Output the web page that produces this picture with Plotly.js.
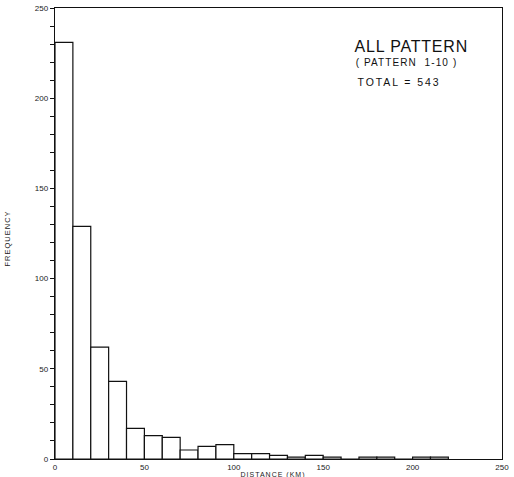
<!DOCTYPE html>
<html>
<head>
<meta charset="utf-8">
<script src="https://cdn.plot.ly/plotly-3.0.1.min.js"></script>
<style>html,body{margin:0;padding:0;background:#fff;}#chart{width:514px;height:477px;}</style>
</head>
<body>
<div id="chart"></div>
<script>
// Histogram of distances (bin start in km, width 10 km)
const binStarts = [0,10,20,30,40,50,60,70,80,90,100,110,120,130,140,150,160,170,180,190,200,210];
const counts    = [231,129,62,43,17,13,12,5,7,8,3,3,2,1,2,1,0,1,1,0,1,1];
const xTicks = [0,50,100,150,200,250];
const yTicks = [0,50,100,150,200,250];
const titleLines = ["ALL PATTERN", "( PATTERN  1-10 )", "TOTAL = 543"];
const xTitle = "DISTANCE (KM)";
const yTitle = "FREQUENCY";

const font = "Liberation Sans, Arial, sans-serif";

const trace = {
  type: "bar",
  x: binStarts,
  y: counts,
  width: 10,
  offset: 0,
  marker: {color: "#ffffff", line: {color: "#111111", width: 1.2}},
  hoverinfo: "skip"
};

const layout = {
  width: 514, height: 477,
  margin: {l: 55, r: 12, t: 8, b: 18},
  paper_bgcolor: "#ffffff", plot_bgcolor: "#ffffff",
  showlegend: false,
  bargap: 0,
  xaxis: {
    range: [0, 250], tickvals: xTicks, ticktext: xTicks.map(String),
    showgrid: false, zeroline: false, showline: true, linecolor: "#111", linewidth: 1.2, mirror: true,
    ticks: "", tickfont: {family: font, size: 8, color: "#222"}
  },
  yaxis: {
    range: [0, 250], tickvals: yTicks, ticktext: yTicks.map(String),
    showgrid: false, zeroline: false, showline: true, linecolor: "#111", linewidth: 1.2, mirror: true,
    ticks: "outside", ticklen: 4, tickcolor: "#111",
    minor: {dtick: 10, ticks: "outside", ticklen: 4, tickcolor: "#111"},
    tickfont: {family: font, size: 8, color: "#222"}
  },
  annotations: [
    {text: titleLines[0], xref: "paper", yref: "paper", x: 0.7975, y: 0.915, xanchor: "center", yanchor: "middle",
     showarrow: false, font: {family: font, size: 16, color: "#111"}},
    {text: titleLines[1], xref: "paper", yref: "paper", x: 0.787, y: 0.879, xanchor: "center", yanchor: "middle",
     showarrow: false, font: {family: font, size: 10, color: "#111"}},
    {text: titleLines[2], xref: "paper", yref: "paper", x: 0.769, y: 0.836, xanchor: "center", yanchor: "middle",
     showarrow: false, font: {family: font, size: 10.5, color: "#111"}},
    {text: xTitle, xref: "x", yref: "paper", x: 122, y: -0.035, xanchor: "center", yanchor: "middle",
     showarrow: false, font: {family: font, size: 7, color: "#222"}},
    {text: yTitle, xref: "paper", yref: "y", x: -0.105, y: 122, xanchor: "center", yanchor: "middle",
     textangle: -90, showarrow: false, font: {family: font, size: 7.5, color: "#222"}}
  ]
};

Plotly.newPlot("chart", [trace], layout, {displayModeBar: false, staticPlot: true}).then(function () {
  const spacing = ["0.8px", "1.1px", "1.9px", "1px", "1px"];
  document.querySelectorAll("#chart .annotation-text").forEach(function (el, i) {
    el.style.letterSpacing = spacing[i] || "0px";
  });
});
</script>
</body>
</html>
• • • • • • •
* [WORK INSTRUCTIONS]
Reproduce the material in its entirety and word for word, without the pictures.

* [RESULT FOR THIS TASK]
Output the web page that produces this picture with Plotly.js.
<!DOCTYPE html>
<html>
<head>
<meta charset="utf-8">
<script src="https://cdn.plot.ly/plotly-3.0.1.min.js"></script>
<style>html,body{margin:0;padding:0;background:#fff;}#chart{width:514px;height:477px;}</style>
</head>
<body>
<div id="chart"></div>
<script>
// Histogram of distances (bin start in km, width 10 km)
const binStarts = [0,10,20,30,40,50,60,70,80,90,100,110,120,130,140,150,160,170,180,190,200,210];
const counts    = [231,129,62,43,17,13,12,5,7,8,3,3,2,1,2,1,0,1,1,0,1,1];
const xTicks = [0,50,100,150,200,250];
const yTicks = [0,50,100,150,200,250];
const titleLines = ["ALL PATTERN", "( PATTERN  1-10 )", "TOTAL = 543"];
const xTitle = "DISTANCE (KM)";
const yTitle = "FREQUENCY";

const font = "Liberation Sans, Arial, sans-serif";

const trace = {
  type: "bar",
  x: binStarts,
  y: counts,
  width: 10,
  offset: 0,
  marker: {color: "#ffffff", line: {color: "#111111", width: 1.2}},
  hoverinfo: "skip"
};

const layout = {
  width: 514, height: 477,
  margin: {l: 55, r: 12, t: 8, b: 18},
  paper_bgcolor: "#ffffff", plot_bgcolor: "#ffffff",
  showlegend: false,
  bargap: 0,
  xaxis: {
    range: [0, 250], tickvals: xTicks, ticktext: xTicks.map(String),
    showgrid: false, zeroline: false, showline: true, linecolor: "#111", linewidth: 1.2, mirror: true,
    ticks: "", tickfont: {family: font, size: 8, color: "#222"}
  },
  yaxis: {
    range: [0, 250], tickvals: yTicks, ticktext: yTicks.map(String),
    showgrid: false, zeroline: false, showline: true, linecolor: "#111", linewidth: 1.2, mirror: true,
    ticks: "outside", ticklen: 4, tickcolor: "#111",
    minor: {dtick: 10, ticks: "outside", ticklen: 4, tickcolor: "#111"},
    tickfont: {family: font, size: 8, color: "#222"}
  },
  annotations: [
    {text: titleLines[0], xref: "paper", yref: "paper", x: 0.7975, y: 0.915, xanchor: "center", yanchor: "middle",
     showarrow: false, font: {family: font, size: 16, color: "#111"}},
    {text: titleLines[1], xref: "paper", yref: "paper", x: 0.787, y: 0.879, xanchor: "center", yanchor: "middle",
     showarrow: false, font: {family: font, size: 10, color: "#111"}},
    {text: titleLines[2], xref: "paper", yref: "paper", x: 0.769, y: 0.836, xanchor: "center", yanchor: "middle",
     showarrow: false, font: {family: font, size: 10.5, color: "#111"}},
    {text: xTitle, xref: "x", yref: "paper", x: 122, y: -0.035, xanchor: "center", yanchor: "middle",
     showarrow: false, font: {family: font, size: 7, color: "#222"}},
    {text: yTitle, xref: "paper", yref: "y", x: -0.105, y: 122, xanchor: "center", yanchor: "middle",
     textangle: -90, showarrow: false, font: {family: font, size: 7.5, color: "#222"}}
  ]
};

Plotly.newPlot("chart", [trace], layout, {displayModeBar: false, staticPlot: true}).then(function () {
  const spacing = ["0.8px", "1.1px", "1.9px", "1px", "1px"];
  document.querySelectorAll("#chart .annotation-text").forEach(function (el, i) {
    el.style.letterSpacing = spacing[i] || "0px";
  });
});
</script>
</body>
</html>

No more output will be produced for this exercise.